The report makes it pretty clear how ideological preconceptions implicit in the Orientation guiding the OODA loops of US policy makers prevented them from making a realistic appreciation of the situation in Benghazi, as well as a larger appreciation of the more general ramifications of a decision to remove Qaddafi by force.
This report was criticized immediately by Republicans (and a few Democrats, here and here, for example) as being as a white wash of the Benghazi debacle. The critics asserted the NYT report downplays al Qaeda's involvement and provides some support for Susan Rice's controversial contention that the attack was as spontaneous event triggered by the anti Muslim video produced in the US but aired in Egypt. IMO, the complexities explained in the NYT report show why such knee-jerk responses are simple minded The evidence in the NYT report does suggest there are elements of truth in the Rice hypothesis, but that is not the whole the story. The report also discusses evidence of premeditation in the attack, although al Qaeda is notable by its absence. Important also is the pervasive sense of chaos and confusion that remains. Just reading the report shows how difficult to make sense out of the events leading up to attack on the US compounds that resulted in the death of Ambassador Christopher Stevens and three other Americans.
On the other hand, the rapid-response mentality of the Republican critique is important for what it tells us about the relationship of domestic politics to foreign policy. It reveals a value system wherein an ideological adherence to a simple anti-Obama narrative at home trumps the importance of making a dispassionate effort to understand foreign events and especially the remaining uncertainties implicit in any appreciation of those events. (For the record, I am no fan of Obama's foreign policies–particularly his extra-judicial liquidation and interventionist policies, Libya included, which I believe have exacerbated the global terror problem).
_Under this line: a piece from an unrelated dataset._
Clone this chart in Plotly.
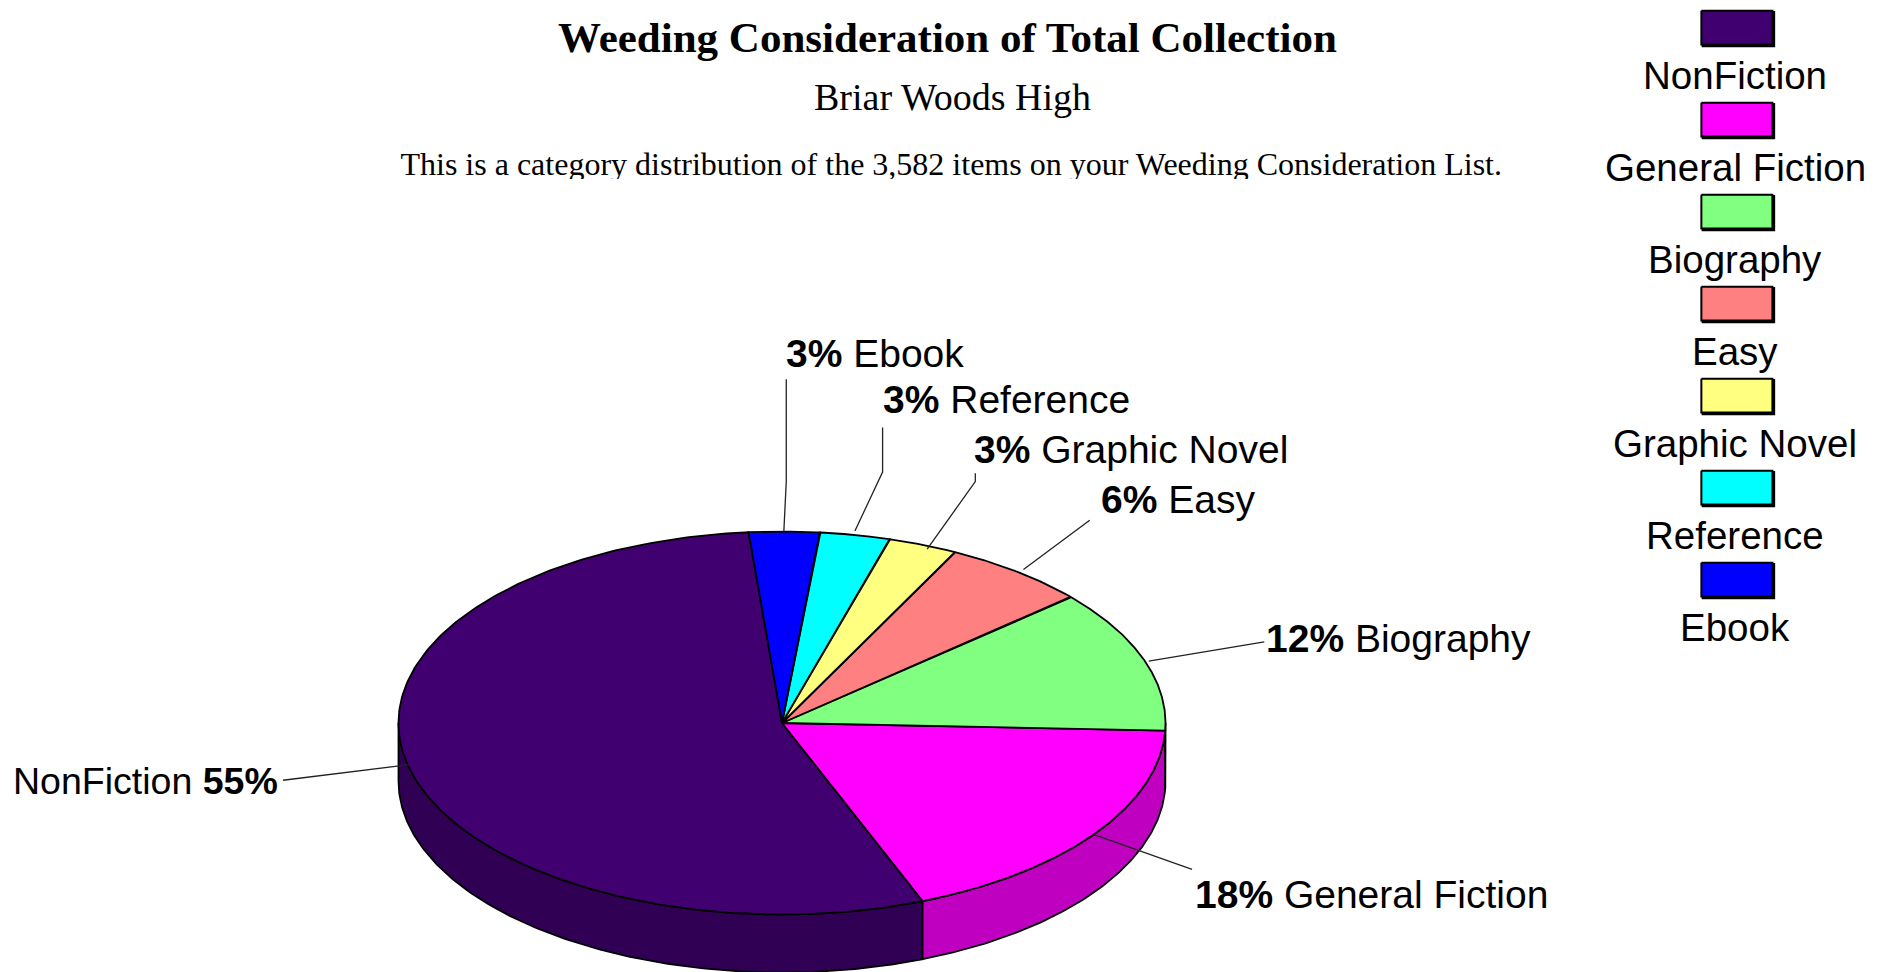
import numpy as np
import plotly.graph_objects as go

# ---- data ----
categories = ["NonFiction", "General Fiction", "Biography", "Easy", "Graphic Novel", "Reference", "Ebook"]
shares = [54.58, 18.39, 12.08, 6.11, 2.92, 2.95, 2.96]
percent_labels = ["55%", "18%", "12%", "6%", "3%", "3%", "3%"]
top_colors = ["#400070", "#ff00ff", "#80ff80", "#ff8080", "#ffff80", "#00ffff", "#0000ff"]
side_colors = ["#300054", "#c000c0", "#60c060", "#c06060", "#c0c060", "#00c0c0", "#0000c0"]

title = "Weeding Consideration of Total Collection"
subtitle = "Briar Woods High"
note = "This is a category distribution of the 3,582 items on your Weeding Consideration List."

# ---- layout geometry (pixels of the 1888x972 page) ----
W, H = 1888, 972
S = 1888 / 1568
CX, CY, RX, RY, DEPTH = 782.0, 723.0, 383.5, 191.5, 58.0
END_ANGLE = 355.0   # clockwise from 12 o'clock: where NonFiction ends

label_left = [9.5, 990.5, 1049.5, 912.5, 807.5, 731.5, 651.5]
label_mid = [648.5, 742.5, 530.5, 414.5, 373.5, 331.5, 293.5]
label_size = [37.5, 39, 39, 39, 39, 39, 39]
leaders = [
    [(235, 648), (340, 635)],
    [(908, 693), (990, 722)],
    [(954, 549), (1050, 533)],
    [(850, 473), (905, 432)],
    [(770, 456), (810, 400), (810, 393)],
    [(710, 441), (733, 392), (733, 355)],
    [(651, 441), (653, 400), (653, 315)],
]
SWATCH_X0, SWATCH_X1 = 1413, 1472
SWATCH_Y0, SWATCH_H, LEGEND_STEP, LEGEND_TEXT_OFFSET = 9, 28, 76.4, 53.7
LEGEND_CX = 1441


def pt(t):
    r = np.radians(t)
    return CX + RX * np.sin(r), CY - RY * np.cos(r)


# slices run counter-clockwise from END_ANGLE in list order
total = sum(shares)
spans = [v / total * 360 for v in shares]
starts = {}
t = END_ANGLE
for name, span in zip(categories, spans):
    starts[name] = (t - span, t)
    t -= span

fig = go.Figure()
LINE = dict(color="black", width=1.8)

# side walls: only the front half (90..270 deg) is visible
for name, side in zip(categories, side_colors):
    a, b = starts[name]
    for shift in (-360, 0, 360):
        lo, hi = max(a + shift, 90), min(b + shift, 270)
        if hi > lo:
            ts = np.linspace(lo, hi, 160)
            xs, ys = pt(ts)
            fig.add_trace(go.Scatter(
                x=np.r_[xs, xs[::-1], xs[0]], y=np.r_[ys, ys[::-1] + DEPTH, ys[0]],
                mode="lines", fill="toself", fillcolor=side, line=LINE, hoverinfo="skip"))

# top faces
for name, top in zip(categories, top_colors):
    a, b = starts[name]
    ts = np.linspace(a, b, 240)
    xs, ys = pt(ts)
    fig.add_trace(go.Scatter(
        x=np.r_[CX, xs, CX], y=np.r_[CY, ys, CY],
        mode="lines", fill="toself", fillcolor=top, line=LINE, hoverinfo="skip"))

# leader lines
for pts in leaders:
    fig.add_trace(go.Scatter(
        x=[p[0] * S for p in pts], y=[p[1] * S for p in pts], mode="lines",
        line=dict(color="#222222", width=1.3), hoverinfo="skip"))

# clipped note line is a text trace so the white band can cover its descenders
fig.add_trace(go.Scatter(x=[790 * S], y=[139 * S], mode="text", text=[note],
                         textposition="middle center",
                         textfont=dict(family="Liberation Serif", size=32, color="black"),
                         hoverinfo="skip"))

annotations = []
def text(x, y, s, size, family, anchor="center"):
    annotations.append(dict(x=x, y=y, xref="x", yref="y", text=s, showarrow=False,
                            xanchor=anchor, yanchor="middle",
                            font=dict(family=family, size=size, color="black")))

text(787 * S, 31.5 * S, f"<b>{title}</b>", 43, "Liberation Serif")
text(791 * S, 80.5 * S, subtitle, 38, "Liberation Serif")

# pie labels
for i, name in enumerate(categories):
    s = f"{name} <b>{percent_labels[i]}</b>" if i == 0 else f"<b>{percent_labels[i]}</b> {name}"
    text(label_left[i] * S, label_mid[i] * S, s, label_size[i], "Liberation Sans", "left")

# legend
for i, (name, top) in enumerate(zip(categories, top_colors)):
    y0 = SWATCH_Y0 + i * LEGEND_STEP
    x0, x1, y1 = SWATCH_X0, SWATCH_X1, y0 + SWATCH_H
    bx = [v * S for v in (x0, x1, x1, x0, x0)]
    by = [v * S for v in (y0, y0, y1, y1, y0)]
    fig.add_trace(go.Scatter(
        x=[v + 1.5 for v in bx], y=[v + 1.5 for v in by],
        mode="lines", line=dict(color="black", width=2.5), hoverinfo="skip"))
    fig.add_trace(go.Scatter(
        x=bx, y=by, mode="lines", fill="toself", fillcolor=top,
        line=dict(color="black", width=2), hoverinfo="skip"))
    text(LEGEND_CX * S, (y0 + LEGEND_TEXT_OFFSET) * S, name, 38.5, "Liberation Sans")

fig.update_layout(
    width=W, height=H, autosize=False, showlegend=False,
    margin=dict(l=0, r=0, t=0, b=0), paper_bgcolor="white", plot_bgcolor="white",
    xaxis=dict(range=[0, W], visible=False, fixedrange=True),
    yaxis=dict(range=[H, 0], visible=False, fixedrange=True),
    hovermode=False, annotations=annotations,
    shapes=[dict(type="rect", xref="x", yref="y", x0=380, x1=1530, y0=179, y1=195,
                 fillcolor="white", line=dict(width=0), layer="above")],
)
fig.write_html("out.html", config=dict(displayModeBar=False),
               post_script="document.body.style.margin='0';document.body.style.overflow='hidden';")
To be sure, foreign policy is always a reflection of domestic politics … and when domestic politics go out of whack, so does foreign policy. Today our blundering foreign policy is wildly out of whack precisely because it is shaped by the poisonous mix of ideological preconceptions and a kind of gong-show vindictiveness that makes our domestic partisan politics a mockery of the checks and balances envisioned by the Framers of the Constitution. Scoring points domestically in the short term is now more important than shaping a sensible grand strategy to guide America's relations with the rest of world over the long term. The ideological nature on both sides of the debate over the unintended blowbacks of our intervention in Libya, of which Benghazi is only one (Mali is another), reflect this. Ditto for the debates over intervening in Syria, the lack of debate over our de facto support of Israel's settlement expansions, or the oxymoronic character of a domestic political debate over increasing sanctions on Iran just when the Iranians are indicating an openness to a negotiated solution, etc.
The larger grand-strategic result of is that the United States is stumbling along an self-destructive foreign policy pathway, tossed and turned by a chaotic domestic political interplay of chance and necessity, that left uncorrected, must end badly for our country. Benghazi is only one warning sign on the road to ruin … but the real problem is clear: political rot at home guarantees more Benghazis.
I urge readers to read the NYT report carefully — and think about how its complexity contrasts with the simple-minded gong-show narrative shaping political debate in the Hall of Mirrors that is Versailles on the Potomac.